— Written problem —
Write out the data below exactly as given, without any of its pictures.

— Material provided —

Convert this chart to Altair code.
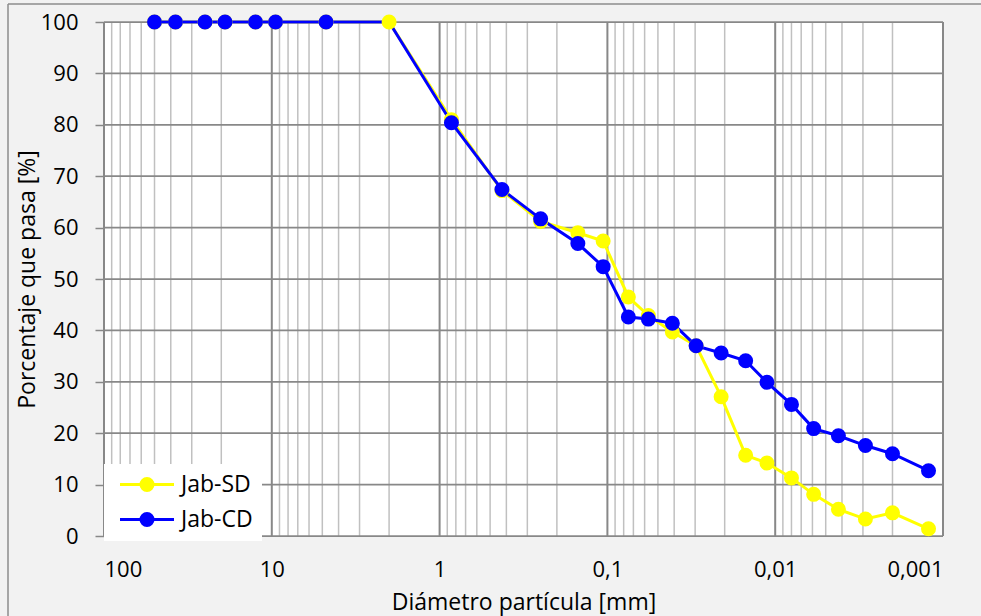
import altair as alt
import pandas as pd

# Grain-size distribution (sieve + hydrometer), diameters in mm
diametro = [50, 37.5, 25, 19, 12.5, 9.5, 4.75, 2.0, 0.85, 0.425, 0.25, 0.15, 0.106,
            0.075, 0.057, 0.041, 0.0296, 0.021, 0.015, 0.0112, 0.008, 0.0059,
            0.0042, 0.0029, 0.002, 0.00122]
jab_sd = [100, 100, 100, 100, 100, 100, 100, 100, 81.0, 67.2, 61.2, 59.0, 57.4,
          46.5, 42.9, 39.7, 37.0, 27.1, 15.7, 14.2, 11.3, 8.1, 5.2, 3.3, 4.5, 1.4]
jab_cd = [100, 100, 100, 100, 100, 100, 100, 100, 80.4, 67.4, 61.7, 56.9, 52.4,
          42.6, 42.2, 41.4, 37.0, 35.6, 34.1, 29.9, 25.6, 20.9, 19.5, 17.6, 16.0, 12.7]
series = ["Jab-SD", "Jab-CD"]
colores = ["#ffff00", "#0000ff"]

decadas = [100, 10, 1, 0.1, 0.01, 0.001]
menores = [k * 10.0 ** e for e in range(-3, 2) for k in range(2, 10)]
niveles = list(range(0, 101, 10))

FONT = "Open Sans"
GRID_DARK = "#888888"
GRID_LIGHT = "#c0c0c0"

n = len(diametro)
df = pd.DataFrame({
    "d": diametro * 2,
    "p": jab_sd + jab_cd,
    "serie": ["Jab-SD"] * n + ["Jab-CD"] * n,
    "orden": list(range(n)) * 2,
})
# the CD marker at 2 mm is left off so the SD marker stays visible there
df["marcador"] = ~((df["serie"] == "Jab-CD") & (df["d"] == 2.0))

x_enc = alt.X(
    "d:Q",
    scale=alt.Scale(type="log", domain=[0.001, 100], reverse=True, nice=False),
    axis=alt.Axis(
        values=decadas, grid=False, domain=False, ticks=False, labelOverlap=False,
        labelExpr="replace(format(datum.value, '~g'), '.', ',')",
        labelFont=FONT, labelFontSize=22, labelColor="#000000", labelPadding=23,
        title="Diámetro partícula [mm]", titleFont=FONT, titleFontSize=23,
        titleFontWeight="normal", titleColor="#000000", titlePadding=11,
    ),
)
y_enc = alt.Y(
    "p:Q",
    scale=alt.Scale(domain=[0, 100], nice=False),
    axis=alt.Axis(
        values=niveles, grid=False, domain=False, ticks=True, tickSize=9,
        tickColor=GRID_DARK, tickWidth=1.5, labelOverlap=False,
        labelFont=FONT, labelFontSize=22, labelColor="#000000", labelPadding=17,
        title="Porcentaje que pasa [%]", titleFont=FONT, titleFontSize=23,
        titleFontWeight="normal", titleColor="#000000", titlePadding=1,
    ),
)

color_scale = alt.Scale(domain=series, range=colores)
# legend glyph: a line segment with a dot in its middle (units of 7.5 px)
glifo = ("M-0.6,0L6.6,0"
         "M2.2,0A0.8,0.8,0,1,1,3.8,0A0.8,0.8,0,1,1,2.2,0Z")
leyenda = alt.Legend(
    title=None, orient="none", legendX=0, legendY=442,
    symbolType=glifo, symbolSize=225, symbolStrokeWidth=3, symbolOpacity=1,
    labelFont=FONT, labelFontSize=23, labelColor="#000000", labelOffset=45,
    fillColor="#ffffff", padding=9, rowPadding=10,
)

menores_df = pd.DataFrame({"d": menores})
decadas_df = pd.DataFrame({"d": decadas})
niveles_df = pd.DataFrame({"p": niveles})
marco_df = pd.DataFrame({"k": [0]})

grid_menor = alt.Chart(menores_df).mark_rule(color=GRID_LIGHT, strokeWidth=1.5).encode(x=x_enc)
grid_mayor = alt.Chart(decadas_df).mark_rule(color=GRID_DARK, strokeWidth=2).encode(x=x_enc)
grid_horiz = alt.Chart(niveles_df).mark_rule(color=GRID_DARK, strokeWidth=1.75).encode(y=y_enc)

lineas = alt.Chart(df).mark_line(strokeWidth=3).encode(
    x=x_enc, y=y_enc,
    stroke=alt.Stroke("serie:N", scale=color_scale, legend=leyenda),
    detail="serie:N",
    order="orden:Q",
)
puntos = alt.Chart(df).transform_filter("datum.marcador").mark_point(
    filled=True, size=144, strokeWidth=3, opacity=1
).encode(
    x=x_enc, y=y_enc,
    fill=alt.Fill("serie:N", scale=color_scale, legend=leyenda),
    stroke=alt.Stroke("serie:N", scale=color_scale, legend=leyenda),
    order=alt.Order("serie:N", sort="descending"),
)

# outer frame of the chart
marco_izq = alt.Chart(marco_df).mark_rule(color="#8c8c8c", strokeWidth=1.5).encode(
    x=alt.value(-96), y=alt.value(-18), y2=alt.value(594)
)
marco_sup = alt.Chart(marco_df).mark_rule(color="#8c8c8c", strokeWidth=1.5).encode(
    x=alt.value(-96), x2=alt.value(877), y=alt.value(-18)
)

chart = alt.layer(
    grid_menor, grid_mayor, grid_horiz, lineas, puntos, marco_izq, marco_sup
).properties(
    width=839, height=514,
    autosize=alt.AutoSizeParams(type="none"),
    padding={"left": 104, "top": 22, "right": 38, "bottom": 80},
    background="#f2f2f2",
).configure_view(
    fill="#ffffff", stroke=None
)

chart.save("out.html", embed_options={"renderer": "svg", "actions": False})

— Exercise answer —
Convert this chart to Altair code.
import altair as alt
import pandas as pd

# Grain-size distribution (sieve + hydrometer), diameters in mm
diametro = [50, 37.5, 25, 19, 12.5, 9.5, 4.75, 2.0, 0.85, 0.425, 0.25, 0.15, 0.106,
            0.075, 0.057, 0.041, 0.0296, 0.021, 0.015, 0.0112, 0.008, 0.0059,
            0.0042, 0.0029, 0.002, 0.00122]
jab_sd = [100, 100, 100, 100, 100, 100, 100, 100, 81.0, 67.2, 61.2, 59.0, 57.4,
          46.5, 42.9, 39.7, 37.0, 27.1, 15.7, 14.2, 11.3, 8.1, 5.2, 3.3, 4.5, 1.4]
jab_cd = [100, 100, 100, 100, 100, 100, 100, 100, 80.4, 67.4, 61.7, 56.9, 52.4,
          42.6, 42.2, 41.4, 37.0, 35.6, 34.1, 29.9, 25.6, 20.9, 19.5, 17.6, 16.0, 12.7]
series = ["Jab-SD", "Jab-CD"]
colores = ["#ffff00", "#0000ff"]

decadas = [100, 10, 1, 0.1, 0.01, 0.001]
menores = [k * 10.0 ** e for e in range(-3, 2) for k in range(2, 10)]
niveles = list(range(0, 101, 10))

FONT = "Open Sans"
GRID_DARK = "#888888"
GRID_LIGHT = "#c0c0c0"

n = len(diametro)
df = pd.DataFrame({
    "d": diametro * 2,
    "p": jab_sd + jab_cd,
    "serie": ["Jab-SD"] * n + ["Jab-CD"] * n,
    "orden": list(range(n)) * 2,
})
# the CD marker at 2 mm is left off so the SD marker stays visible there
df["marcador"] = ~((df["serie"] == "Jab-CD") & (df["d"] == 2.0))

x_enc = alt.X(
    "d:Q",
    scale=alt.Scale(type="log", domain=[0.001, 100], reverse=True, nice=False),
    axis=alt.Axis(
        values=decadas, grid=False, domain=False, ticks=False, labelOverlap=False,
        labelExpr="replace(format(datum.value, '~g'), '.', ',')",
        labelFont=FONT, labelFontSize=22, labelColor="#000000", labelPadding=23,
        title="Diámetro partícula [mm]", titleFont=FONT, titleFontSize=23,
        titleFontWeight="normal", titleColor="#000000", titlePadding=11,
    ),
)
y_enc = alt.Y(
    "p:Q",
    scale=alt.Scale(domain=[0, 100], nice=False),
    axis=alt.Axis(
        values=niveles, grid=False, domain=False, ticks=True, tickSize=9,
        tickColor=GRID_DARK, tickWidth=1.5, labelOverlap=False,
        labelFont=FONT, labelFontSize=22, labelColor="#000000", labelPadding=17,
        title="Porcentaje que pasa [%]", titleFont=FONT, titleFontSize=23,
        titleFontWeight="normal", titleColor="#000000", titlePadding=1,
    ),
)

color_scale = alt.Scale(domain=series, range=colores)
# legend glyph: a line segment with a dot in its middle (units of 7.5 px)
glifo = ("M-0.6,0L6.6,0"
         "M2.2,0A0.8,0.8,0,1,1,3.8,0A0.8,0.8,0,1,1,2.2,0Z")
leyenda = alt.Legend(
    title=None, orient="none", legendX=0, legendY=442,
    symbolType=glifo, symbolSize=225, symbolStrokeWidth=3, symbolOpacity=1,
    labelFont=FONT, labelFontSize=23, labelColor="#000000", labelOffset=45,
    fillColor="#ffffff", padding=9, rowPadding=10,
)

menores_df = pd.DataFrame({"d": menores})
decadas_df = pd.DataFrame({"d": decadas})
niveles_df = pd.DataFrame({"p": niveles})
marco_df = pd.DataFrame({"k": [0]})

grid_menor = alt.Chart(menores_df).mark_rule(color=GRID_LIGHT, strokeWidth=1.5).encode(x=x_enc)
grid_mayor = alt.Chart(decadas_df).mark_rule(color=GRID_DARK, strokeWidth=2).encode(x=x_enc)
grid_horiz = alt.Chart(niveles_df).mark_rule(color=GRID_DARK, strokeWidth=1.75).encode(y=y_enc)

lineas = alt.Chart(df).mark_line(strokeWidth=3).encode(
    x=x_enc, y=y_enc,
    stroke=alt.Stroke("serie:N", scale=color_scale, legend=leyenda),
    detail="serie:N",
    order="orden:Q",
)
puntos = alt.Chart(df).transform_filter("datum.marcador").mark_point(
    filled=True, size=144, strokeWidth=3, opacity=1
).encode(
    x=x_enc, y=y_enc,
    fill=alt.Fill("serie:N", scale=color_scale, legend=leyenda),
    stroke=alt.Stroke("serie:N", scale=color_scale, legend=leyenda),
    order=alt.Order("serie:N", sort="descending"),
)

# outer frame of the chart
marco_izq = alt.Chart(marco_df).mark_rule(color="#8c8c8c", strokeWidth=1.5).encode(
    x=alt.value(-96), y=alt.value(-18), y2=alt.value(594)
)
marco_sup = alt.Chart(marco_df).mark_rule(color="#8c8c8c", strokeWidth=1.5).encode(
    x=alt.value(-96), x2=alt.value(877), y=alt.value(-18)
)

chart = alt.layer(
    grid_menor, grid_mayor, grid_horiz, lineas, puntos, marco_izq, marco_sup
).properties(
    width=839, height=514,
    autosize=alt.AutoSizeParams(type="none"),
    padding={"left": 104, "top": 22, "right": 38, "bottom": 80},
    background="#f2f2f2",
).configure_view(
    fill="#ffffff", stroke=None
)

chart.save("out.html", embed_options={"renderer": "svg", "actions": False})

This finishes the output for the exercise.